_Written problem:_
Print nothing but the lines from the start of the listing below through the line that contains "const seriesColors = ['#2424b0', '#d02c2c', '#111111'];". Do not include the pictures.

_Recorded data:_
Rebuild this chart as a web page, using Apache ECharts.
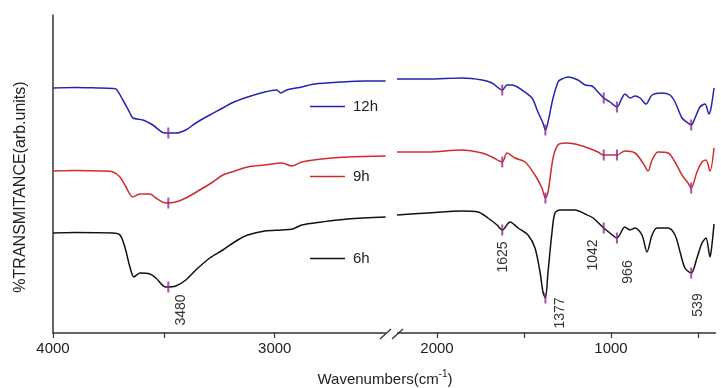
<!DOCTYPE html>
<html><head><meta charset="utf-8">
<script src="https://cdn.jsdelivr.net/npm/echarts@6/dist/echarts.min.js"></script>
<style>html,body{margin:0;padding:0;background:#fff}#c{width:721px;height:388px}</style>
</head><body><div id="c"></div><script>
// ---------- data (wavenumber, transmittance in arbitrary offset units) ----------
const seriesNames = ['12h', '9h', '6h'];
const seriesColors = ['#2424b0', '#d02c2c', '#111111'];

const blueLeft = [[4000,245],[3900,245.5],[3800,245],[3730,244.5],[3716,244],[3685,233],[3653,220],[3640,215],[3595,213],[3550,208],[3495,200],[3446,200],[3401,203],[3356,210],[3293,218],[3234,225],[3194,230],[3122,236],[3045,241],[2991,243],[2973,240],[2946,243],[2878,246],[2820,249],[2698,251],[2595,252],[2500,252]];
const redLeft = [[4000,162],[3900,162.5],[3775,162],[3730,161],[3698,156],[3671,146],[3640,136],[3608,139],[3563,139],[3536,135],[3491,130],[3446,131],[3401,135],[3338,143],[3279,151],[3234,158],[3194,161],[3122,166],[3045,168],[2968,170],[2923,167],[2878,171],[2788,174],[2671,176],[2500,177]];
const blackLeft = [[4000,100],[3900,100.5],[3730,100],[3698,98],[3676,86],[3653,66],[3635,56],[3608,60],[3563,59],[3536,55],[3491,46],[3446,47],[3401,53],[3356,63],[3293,75],[3234,83],[3167,93],[3122,98],[3045,102],[2968,103],[2919,104],[2878,108],[2788,111],[2671,114],[2500,116]];

const blueRight = [[2230,254],[2052,254],[1856,255],[1741,253],[1684,250],[1625,243],[1598,248],[1569,248],[1512,243],[1454,235],[1420,221],[1391,210],[1377,203],[1362,211],[1333,235],[1305,251],[1293,253],[1247,256],[1190,253],[1149,248],[1109,247],[1075,241],[1042,235],[1006,231],[966,226],[937,235],[920,239],[891,235],[862,237],[833,235],[799,229],[764,238],[707,240],[661,238],[632,231],[592,215],[557,210],[539,208],[517,215],[489,226],[460,229],[437,219],[425,225],[408,245]];
const redRight = [[2230,181],[2052,181],[1856,183],[1741,180],[1684,176],[1625,171],[1598,180],[1552,175],[1494,171],[1437,158],[1397,145],[1377,135],[1362,141],[1333,175],[1305,188],[1264,190],[1207,189],[1132,185],[1075,181],[1042,178],[966,178],[920,182],[862,180],[816,170],[787,162],[764,173],[730,181],[672,180],[632,171],[592,158],[557,150],[539,145],[506,161],[477,171],[454,173],[431,162],[408,185]];
const blackRight = [[2230,118],[2052,120],[1856,122],[1764,121],[1707,115],[1655,108],[1625,103],[1580,111],[1534,105],[1477,98],[1437,85],[1408,61],[1391,41],[1377,35],[1362,61],[1339,101],[1322,120],[1293,123],[1207,123],[1149,119],[1103,115],[1042,105],[1006,100],[966,95],[920,106],[891,103],[862,105],[822,98],[793,81],[764,98],[736,105],[672,105],[632,98],[603,81],[575,65],[539,60],[506,75],[477,90],[454,95],[431,76],[420,88],[408,109]];

const peakWavenumbers = [3480, 1625, 1377, 1042, 966, 539];
const peakLabels = ['3480', '1625', '1377', '1042', '966', '539'];
const bluePeaks = [200, 243, 203, 235, 226, 208];
const redPeaks = [130, 171, 135, 178, 178, 145];
const blackPeaks = [46, 103, 35, 105, 95, 60];

const leftTicks = [4000, 3500, 3000];
const leftTickLabels = [4000, 3000];
const rightTicks = [2000, 1500, 1000, 500];
const rightTickLabels = [2000, 1000];

// ---------- layout / style ----------
const FONT = '"Liberation Sans", Arial, Helvetica, sans-serif';
const AXIS_COLOR = '#333';
const MARK_COLOR = '#8a2a8c';
const legendCenters = [107, 177, 259];
const labelOffsets = [[13,23],[1,27],[15,15],[-11,27],[11,34],[7,32]];

const leftData = [blueLeft, redLeft, blackLeft];
const rightData = [blueRight, redRight, blackRight];
const peakValues = [bluePeaks, redPeaks, blackPeaks];

const chart = echarts.init(document.getElementById('c'), null, {renderer: 'canvas'});

function xAxisCfg(gi, min, max, ticks, labels) {
  return {
    gridIndex: gi, type: 'value', min: min, max: max, inverse: true,
    axisLine: {show: true, onZero: false, lineStyle: {color: AXIS_COLOR, width: 1.5}},
    axisTick: {show: true, customValues: ticks, length: 5, inside: false, lineStyle: {color: AXIS_COLOR, width: 1.2}},
    axisLabel: {show: true, customValues: labels, fontSize: 15, color: '#222', fontFamily: FONT, margin: 8,
      formatter: v => String(v)},
    splitLine: {show: false}
  };
}
function yAxisCfg(gi, showLine) {
  return {
    gridIndex: gi, type: 'value', min: 0, max: 318,
    axisLine: {show: showLine, lineStyle: {color: AXIS_COLOR, width: 1.5}},
    axisTick: {show: false}, axisLabel: {show: false}, splitLine: {show: false}
  };
}

const series = [];
seriesNames.forEach((name, i) => {
  [leftData[i], rightData[i]].forEach((d, gi) => {
    series.push({
      name: name, type: 'line', xAxisIndex: gi, yAxisIndex: gi, data: d,
      showSymbol: false, symbol: 'none', smooth: 0.3, color: seriesColors[i],
      lineStyle: {width: 1.5, color: seriesColors[i]}, z: 2
    });
  });
});
seriesNames.forEach((name, i) => {
  [0, 1].forEach(gi => {
    const pts = [];
    peakWavenumbers.forEach((w, k) => {
      if ((gi === 0) === (w > 2300)) pts.push([w, peakValues[i][k]]);
    });
    series.push({
      name: 'peaks-' + name, type: 'scatter', xAxisIndex: gi, yAxisIndex: gi, data: pts,
      symbol: 'rect', symbolSize: [2, 11], itemStyle: {color: MARK_COLOR}, z: 5, silent: true
    });
  });
});

const legends = seriesNames.map((n, i) => ({
  data: [n], left: 310, top: legendCenters[i] - 8, padding: 0,
  icon: 'rect', itemWidth: 35, itemHeight: 1.5, selectedMode: false,
  textStyle: {fontSize: 15, color: '#222', fontFamily: FONT, padding: [0, 0, 0, 3]}
}));

chart.setOption({
  animation: false,
  backgroundColor: '#fff',
  grid: [
    {left: 53, right: 335.4, top: 15, bottom: 55},
    {left: 397, right: 5.6, top: 15, bottom: 55}
  ],
  xAxis: [
    xAxisCfg(0, 2500, 4000, leftTicks, leftTickLabels),
    xAxisCfg(1, 400, 2230, rightTicks, rightTickLabels)
  ],
  yAxis: [yAxisCfg(0, true), yAxisCfg(1, false)],
  legend: legends,
  series: series
});

// ---------- annotations ----------
const graphics = [];
peakWavenumbers.forEach((w, i) => {
  const gi = w > 2300 ? 0 : 1;
  const p = chart.convertToPixel({gridIndex: gi}, [w, blackPeaks[i]]);
  graphics.push({
    type: 'text', x: p[0] + labelOffsets[i][0], y: p[1] + labelOffsets[i][1], rotation: Math.PI / 2,
    style: {text: peakLabels[i], fontSize: 14, fontFamily: FONT, fill: '#333', align: 'center', verticalAlign: 'middle'}
  });
});
graphics.push({
  type: 'text', x: 21, y: 187, rotation: Math.PI / 2,
  style: {text: '%TRANSMITANCE(arb.units)', fontSize: 16, fontFamily: FONT, fill: '#222', align: 'center', verticalAlign: 'middle'}
});
graphics.push({
  type: 'text', x: 385, y: 378,
  style: {
    text: '{a|Wavenumbers(cm}{s|-1}{a|)}', align: 'center', verticalAlign: 'middle',
    rich: {
      a: {fontSize: 15, fontFamily: FONT, fill: '#222', lineHeight: 18, verticalAlign: 'bottom'},
      s: {fontSize: 10, fontFamily: FONT, fill: '#222', verticalAlign: 'top'}
    }
  }
});
// axis break marks
graphics.push({type: 'rect', shape: {x: 386, y: 329, width: 11, height: 8}, style: {fill: '#fff'}, z: 10});
graphics.push({type: 'line', shape: {x1: 380, y1: 339, x2: 391, y2: 329}, style: {stroke: AXIS_COLOR, lineWidth: 1.3}, z: 11});
graphics.push({type: 'line', shape: {x1: 392, y1: 339, x2: 403, y2: 329}, style: {stroke: AXIS_COLOR, lineWidth: 1.3}, z: 11});

chart.setOption({graphic: graphics});
</script></body></html>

_Result of the exercise:_
Rebuild this chart as a web page, using Apache ECharts.
<!DOCTYPE html>
<html><head><meta charset="utf-8">
<script src="https://cdn.jsdelivr.net/npm/echarts@6/dist/echarts.min.js"></script>
<style>html,body{margin:0;padding:0;background:#fff}#c{width:721px;height:388px}</style>
</head><body><div id="c"></div><script>
// ---------- data (wavenumber, transmittance in arbitrary offset units) ----------
const seriesNames = ['12h', '9h', '6h'];
const seriesColors = ['#2424b0', '#d02c2c', '#111111'];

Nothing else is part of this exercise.